The Congress hardened its stand on Tuesday with party managers privately saying they couldn’t guarantee their MPs wouldn’t resort to protests, making things more difficult for the peace-brokers. Lok Sabha Speaker Sumitra Mahajan too, showed no sign of softening, saying, “A mother sometimes has to be strict to control her children.”
Some regional parties such as the Samajwadi Party, BJD and Trinamool Congress started back-channel negotiations with senior government managers but the Congress didn’t make any effort to reach out to Mahajan.
Instead, it boycotted a land bill meeting with eight other parties and staged protests outside Parliament, targeting the government and Prime Minister Narendra Modi.
Party members feel the “martyr” status arising out of the suspension suits them well politically but government managers argue the Congress must come forward for any effort of rapprochement to succeed.

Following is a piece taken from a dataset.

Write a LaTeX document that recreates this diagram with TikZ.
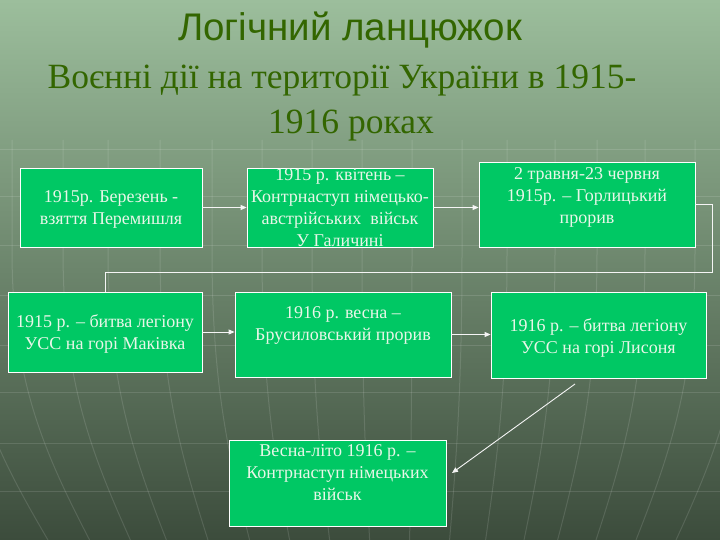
\documentclass[tikz,border=0pt]{standalone}
\usepackage{fontspec}
\setmainfont{Liberation Serif}
\newfontfamily\headfont{Liberation Sans}
\usetikzlibrary{arrows.meta}
\definecolor{bgtop}{RGB}{156,190,156}
\definecolor{bgmid}{RGB}{112,136,112}
\definecolor{bgbot}{RGB}{60,76,60}
\definecolor{boxgreen}{RGB}{0,200,100}
\definecolor{headgreen}{RGB}{51,102,0}
\definecolor{boxtext}{RGB}{232,246,232}

\begin{document}
\begin{tikzpicture}[
  x=1pt, y=-1pt,
  eventbox/.style={draw=white, line width=0.8pt, fill=boxgreen, inner sep=0pt},
  eventtext/.style={text=boxtext, align=center, inner sep=0pt,
    font=\fontsize{18}{22}\selectfont},
  link/.style={draw=white!92!gray, line width=0.9pt,
    -{Triangle[length=6pt,width=5pt]}},
  loopline/.style={draw=white!92!gray, line width=0.9pt},
  deco/.style={white, opacity=0.12, line width=1pt},
]
\useasboundingbox (0,0) rectangle (720,540);
\shade[top color=bgtop, middle color=bgmid, bottom color=bgbot]
  (0,0) rectangle (720,540);
\begin{scope}
\clip (0,0) rectangle (720,540);
\foreach \y in {150,197,245,295,345,392,443,491}
  \draw[deco] (0,\y) -- (720,\y);
\foreach \x in {-40,12,63,108,160,212,262,312,362,412,462,507,555,597,645,695,745}
  \draw[deco] (\x,140) -- (\x,250)
    .. controls (\x,380) and ({\x+0.08*(400-\x)},450) .. ({\x+0.2*(400-\x)},540);
\end{scope}

\node[text=headgreen, font=\headfont\fontsize{38.5}{44}\selectfont,
  anchor=base, inner sep=0pt] (title) at (350,41) {Логічний ланцюжок};
\node[text=headgreen, font=\fontsize{35.5}{42}\selectfont,
  anchor=base, inner sep=0pt] (sub1) at (342,89)
  {Воєнні дії на території України в 1915-};
\node[text=headgreen, font=\fontsize{35.5}{42}\selectfont,
  anchor=base, inner sep=0pt] (sub2) at (351,134) {1916 роках};

\node[eventbox, minimum width=182, minimum height=79] (march) at (111,207.5) {};
\node[eventbox, minimum width=186, minimum height=79] (april) at (340,207.5) {};
\node[eventbox, minimum width=216, minimum height=85] (gorlice) at (587,204.5) {};
\node[eventbox, minimum width=194, minimum height=80] (makivka) at (105,332) {};
\node[eventbox, minimum width=216, minimum height=85] (brusilov) at (343,334.5) {};
\node[eventbox, minimum width=215, minimum height=86] (lysonia) at (598.5,335) {};
\node[eventbox, minimum width=217, minimum height=86] (counter) at (337.5,483) {};

\node[eventtext] (march-t) at ([yshift=-2pt]march) {1915р. Березень -\\взяття Перемишля};
\node[eventtext] (april-t) at (april) {1915 р. квітень –\\Контрнаступ німецько-\\австрійських\ \ військ\\У Галичині};
\node[eventtext] (gorlice-t) at ([yshift=7.5pt]gorlice) {2 травня-23 червня\\1915р. – Горлицький\\прорив};
\node[eventtext] (makivka-t) at ([yshift=-1.5pt]makivka) {1915 р. – битва легіону\\УСС на горі Маківка};
\node[eventtext] (brusilov-t) at ([yshift=9pt]brusilov) {1916 р. весна –\\Брусиловський прорив};
\node[eventtext] (lysonia-t) at ([yshift=-3pt]lysonia) {1916 р. – битва легіону\\УСС на горі Лисоня};
\node[eventtext] (counter-t) at ([yshift=10pt]counter) {Весна-літо 1916 р. –\\Контрнаступ німецьких\\військ};

\coordinate (bend) at (712,272);
\coordinate (diag-start) at (575,384);
\coordinate (diag-end) at (452,473);

\draw[link] (march) -- (april);
\draw[link] (april.east) -- (april.east -| gorlice.west);
\draw[loopline] (gorlice.east) -| (bend) -| (makivka.north);
\draw[link] (makivka.east) -- (makivka.east -| brusilov.west);
\draw[link] (brusilov.east) -- (brusilov.east -| lysonia.west);
\draw[link] (diag-start) -- (diag-end);
\end{tikzpicture}
\end{document}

Any attempt to stabilise the situation without Congress’ support may be counter-productive, they feel.
On Tuesday, parliamentary affairs minister Venkaiah Naidu backed Mahajan’s decision, saying she gave “enough chances” before taking action. But he added, “It is painful to see anyone suspended from the House.”
Although the government formally maintained the decision to revoke the suspension lay entirely with the Speaker and it had nothing to do with it, ruling party managers made it clear they were keen to see the current situation improve.
The government is worried rising tensions leave almost no room for introduction of the GST bill in the upper House. Naidu told HT the government was inclined to bring the reform bill next week in Rajya Sabha. “It is very much on our agenda. We will definitely try to bring it this session.”
Sources close to the Speaker said if any party took the initiative to request Mahajan to revoke the suspension, she may seek assurance from the Opposition that sloganeering and display of placards won’t be repeated.
But the Congress appeared ready for an all-out attack on the BJP and pointed out the GST bill would be the biggest casualty if the stalemate persisted. “We certainly can’t allow the government to table the GST bill unless the situation improves,” said a senior Congress strategist.
Meanwhile, agency reports said CPI(M)’s Sitaram Yechury did not rule out moving a motion against Mahajan, calling the Speaker’s decision “excessive in nature”.